Returns a function that computes the functions and-ed together.

get_type() Callable[[BaseSegment], str]

Returns a function that gets segment type.

is_code() Callable[[BaseSegment], bool]

Returns a function that checks if segment is code.

is_comment() Callable[[BaseSegment], bool]

Returns a function that checks if segment is comment.

is_expandable() Callable[[BaseSegment], bool]

Returns a function that checks if segment is expandable.

is_keyword(*keyword_name) Callable[[BaseSegment], bool]

Returns a function that determines if it’s a matching keyword.

is_meta() Callable[[BaseSegment], bool]

Returns a function that checks if segment is meta.

is_raw() Callable[[BaseSegment], bool]

Returns a function that checks if segment is raw.

is_templated() Callable[[BaseSegment], bool]

Returns a function that checks if segment is templated.

is_type(*seg_type: str) Callable[[BaseSegment], bool]

Returns a function that determines if segment is one of the types.

is_whitespace() Callable[[BaseSegment], bool]

Returns a function that checks if segment is whitespace.

not_(fn: Callable[[BaseSegment], bool]) Callable[[BaseSegment], bool]

Returns a function that computes: not fn().

or_(*functions: Callable[[BaseSegment], bool]) Callable[[BaseSegment], bool]

Returns a function that computes the functions or-ed together.

raw_is(*raws: str) Callable[[BaseSegment], bool]

Returns a function that determines if segment matches one of the raw inputs.

raw_slices(segment: BaseSegment, templated_file: TemplatedFile | None) RawFileSlices

Returns raw slices for a segment.

raw_upper_is(*raws: str) Callable[[BaseSegment], bool]

Returns a function that determines if segment matches one of the raw inputs.

templated_slices(segment: BaseSegment, templated_file: TemplatedFile | None) TemplatedFileSlices

Returns raw slices for a segment.

raw_file_slices Module

Surrogate class for working with RawFileSlice collections.

class RawFileSlices(*raw_slices, templated_file=None)

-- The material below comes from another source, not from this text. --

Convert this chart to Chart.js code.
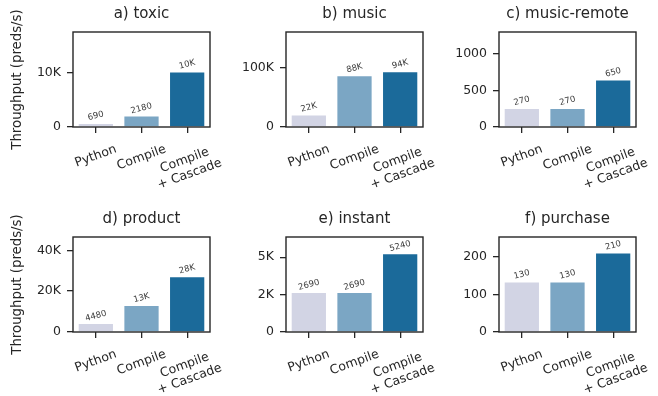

Encapsulates a sequence of one or more RawFileSlice.

The slices may or may not be contiguous in a file. Provides useful operations on a sequence of slices to simplify rule creation.

all(predicate: Callable[[RawFileSlice], bool] | None = None) bool

Do all the raw slices match?

any(predicate: Callable[[RawFileSlice], bool] | None = None) bool

Do any of the raw slices match?

select(select_if: Callable[[RawFileSlice], bool] | None = None, loop_while: Callable[[RawFileSlice], bool] | None = None, start_slice: RawFileSlice | None = None, stop_slice: RawFileSlice | None = None) RawFileSlices

Retrieve range/subset.

NOTE: Iterates the slices BETWEEN start_slice and stop_slice, i.e. those slices are not included in the loop.

raw_file_slice_predicates Module

Defines commonly used raw file slice predicates for rule writers.

For consistency, all the predicates in this module are implemented as functions returning functions. This avoids rule writers having to remember the distinction between normal functions and functions returning functions.

This is not necessarily a complete set of predicates covering all possible requirements. Rule authors can define their own predicates as needed, either as regular functions, lambda, etc.

is_slice_type(*slice_types: str) Callable[[RawFileSlice], bool]

Returns a function that determines if segment is one of the types.